## PROBLEM REQUIREMENTS
Exclude the pictures, then copy word for word the lines running from the beginning of the records through the line with "const seriesNames = ['U.S.".

-----

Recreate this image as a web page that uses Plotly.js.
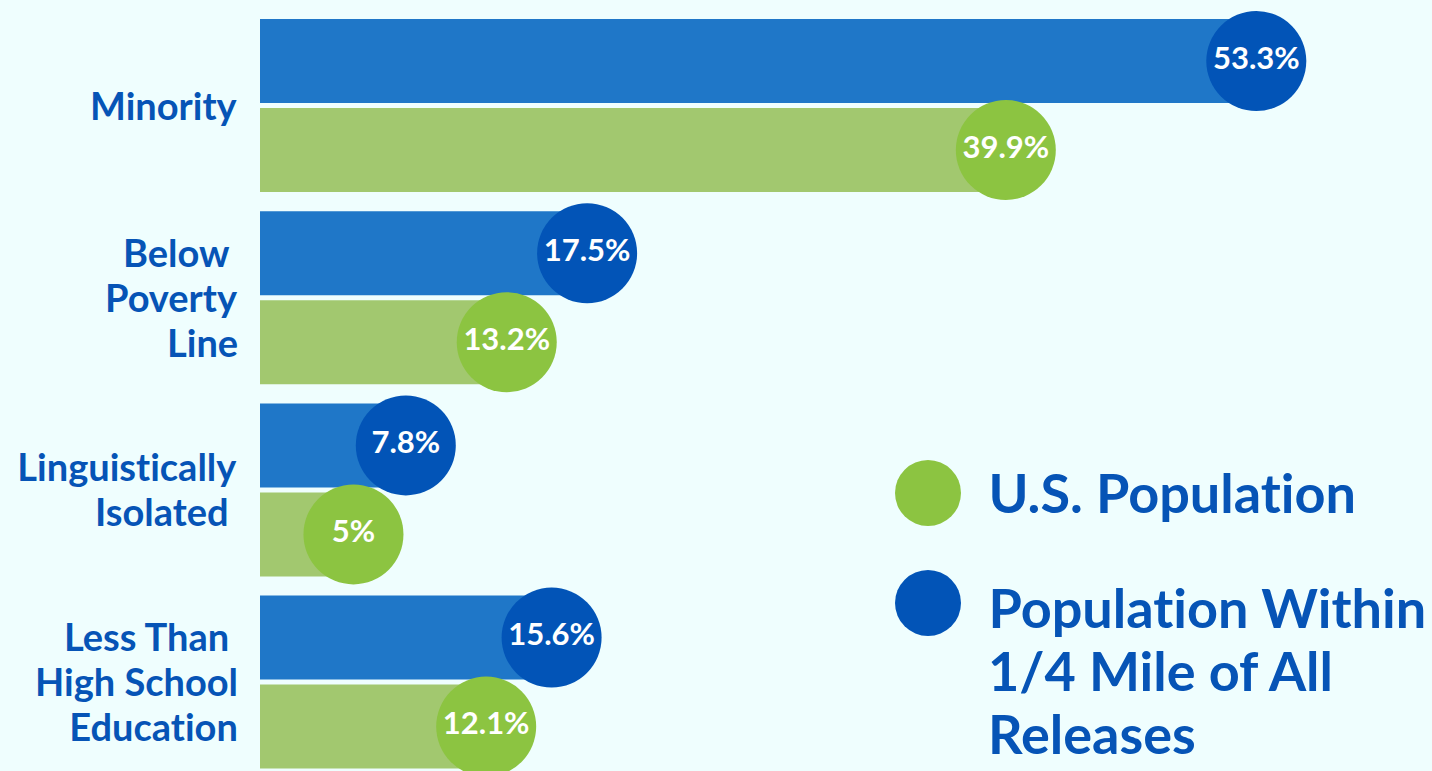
<!DOCTYPE html>
<html>
<head>
<meta charset="utf-8">
<script src="https://cdn.plot.ly/plotly-3.0.1.min.js"></script>
<style>
  html, body { margin: 0; padding: 0; background: #effefe; }
  #chart { width: 1432px; height: 771px; }
  #chart text { font-variant-ligatures: none; font-feature-settings: "liga" 0, "clig" 0; }
</style>
</head>
<body>
<div id="chart"></div>
<script>
// ---- data ----
const categories = [
  ['Minority'],
  ['Below\u00a0', 'Poverty', 'Line'],
  ['Linguistically', 'Isolated\u00a0'],
  ['Less Than\u00a0', 'High School', 'Education']
];
const nearReleases = [53.3, 17.5, 7.8, 15.6];   // Population Within 1/4 Mile of All Releases
const usPopulation = [39.9, 13.2, 5, 12.1];     // U.S. Population
const seriesNames = ['U.S. Population', ['Population Within', '1/4 Mile of All', 'Releases']];

// ---- styles ----
const BLUE_BAR = '#1f77c8', GREEN_BAR = '#a2c86f';
const BLUE_DOT = '#0254b7', GREEN_DOT = '#8cc441';
const TEXT = '#0654b6';
const FONT = 'Lato, "Open Sans", sans-serif';

const idx = categories.map((_, i) => i);
const BAR_W = 0.437, GAP = 0.013;
const blueCenter = idx.map(i => i - GAP - BAR_W / 2);
const greenCenter = idx.map(i => i + GAP + BAR_W / 2);
const fmt = v => v + '%';

const traces = [
  { type: 'bar', orientation: 'h', x: nearReleases, y: idx, base: 0,
    width: BAR_W, offset: -(GAP + BAR_W), marker: { color: BLUE_BAR },
    hoverinfo: 'skip', showlegend: false },
  { type: 'bar', orientation: 'h', x: usPopulation, y: idx, base: 0,
    width: BAR_W, offset: GAP, marker: { color: GREEN_BAR },
    hoverinfo: 'skip', showlegend: false },
  { type: 'scatter', mode: 'markers+text', x: nearReleases, y: blueCenter,
    text: nearReleases.map(fmt), textposition: 'middle center',
    textfont: { family: FONT, size: 31, color: '#ffffff', weight: 700 },
    marker: { size: 100, color: BLUE_DOT }, cliponaxis: false,
    hoverinfo: 'skip', showlegend: false },
  { type: 'scatter', mode: 'markers+text', x: usPopulation, y: greenCenter,
    text: usPopulation.map(fmt), textposition: 'middle center',
    textfont: { family: FONT, size: 31, color: '#ffffff', weight: 700 },
    marker: { size: 100, color: GREEN_DOT }, cliponaxis: false,
    hoverinfo: 'skip', showlegend: false }
];

const annotations = [];
const LABEL_LH = 45;
categories.forEach((lines, i) => {
  lines.forEach((ln, k) => {
    annotations.push({
      xref: 'paper', yref: 'y', x: 0, y: i, xanchor: 'right', yanchor: 'middle',
      xshift: -20, yshift: ((lines.length - 1) / 2 - k) * LABEL_LH + 1,
      text: '<b>' + ln + '</b>', showarrow: false,
      font: { family: FONT, size: 38, color: TEXT }
    });
  });
});

// legend (custom, large)
const W = 1172, H = 771, L = 260;
const px = x => (x - L) / W;
const py = y => 1 - y / H;
const shapes = [
  { type: 'circle', xref: 'paper', yref: 'paper', xsizemode: 'pixel', ysizemode: 'pixel',
    xanchor: px(928), yanchor: py(493), x0: -33, x1: 33, y0: -33, y1: 33,
    fillcolor: GREEN_DOT, line: { width: 0 } },
  { type: 'circle', xref: 'paper', yref: 'paper', xsizemode: 'pixel', ysizemode: 'pixel',
    xanchor: px(928), yanchor: py(603), x0: -33, x1: 33, y0: -33, y1: 33,
    fillcolor: BLUE_DOT, line: { width: 0 } }
];
const legendLines = [[seriesNames[0], 493]].concat(seriesNames[1].map((t, k) => [t, 607 + k * 63]));
legendLines.forEach(([t, y]) => {
  annotations.push({
    xref: 'paper', yref: 'paper', x: px(986), y: py(y), xanchor: 'left', yanchor: 'middle',
    text: '<b>' + t + '</b>', showarrow: false,
    font: { family: FONT, size: 54, color: TEXT }
  });
});

const layout = {
  width: 1432, height: 771,
  margin: { l: L, r: 0, t: 0, b: 0, pad: 0 },
  paper_bgcolor: '#effefe', plot_bgcolor: '#effefe',
  barmode: 'overlay',
  xaxis: { range: [0, 62.7], visible: false, fixedrange: true },
  yaxis: { range: [3.4625, -0.549], visible: false, fixedrange: true },
  showlegend: false,
  shapes: shapes,
  annotations: annotations
};

Plotly.newPlot('chart', traces, layout, { displayModeBar: false, staticPlot: true });
</script>
</body>
</html>
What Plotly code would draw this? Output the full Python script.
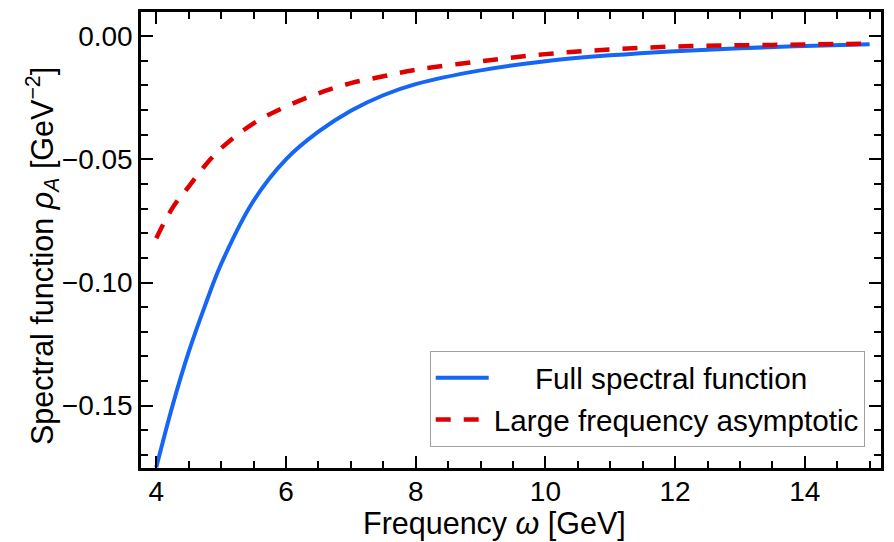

-----

## CORRECT RESPONSE
Recreate this image as a web page that uses Plotly.js.
<!DOCTYPE html>
<html>
<head>
<meta charset="utf-8">
<script src="https://cdn.plot.ly/plotly-3.0.1.min.js"></script>
<style>
  html, body { margin: 0; padding: 0; background: #effefe; }
  #chart { width: 1432px; height: 771px; }
  #chart text { font-variant-ligatures: none; font-feature-settings: "liga" 0, "clig" 0; }
</style>
</head>
<body>
<div id="chart"></div>
<script>
// ---- data ----
const categories = [
  ['Minority'],
  ['Below\u00a0', 'Poverty', 'Line'],
  ['Linguistically', 'Isolated\u00a0'],
  ['Less Than\u00a0', 'High School', 'Education']
];
const nearReleases = [53.3, 17.5, 7.8, 15.6];   // Population Within 1/4 Mile of All Releases
const usPopulation = [39.9, 13.2, 5, 12.1];     // U.S. Population
const seriesNames = ['U.S. Population', ['Population Within', '1/4 Mile of All', 'Releases']];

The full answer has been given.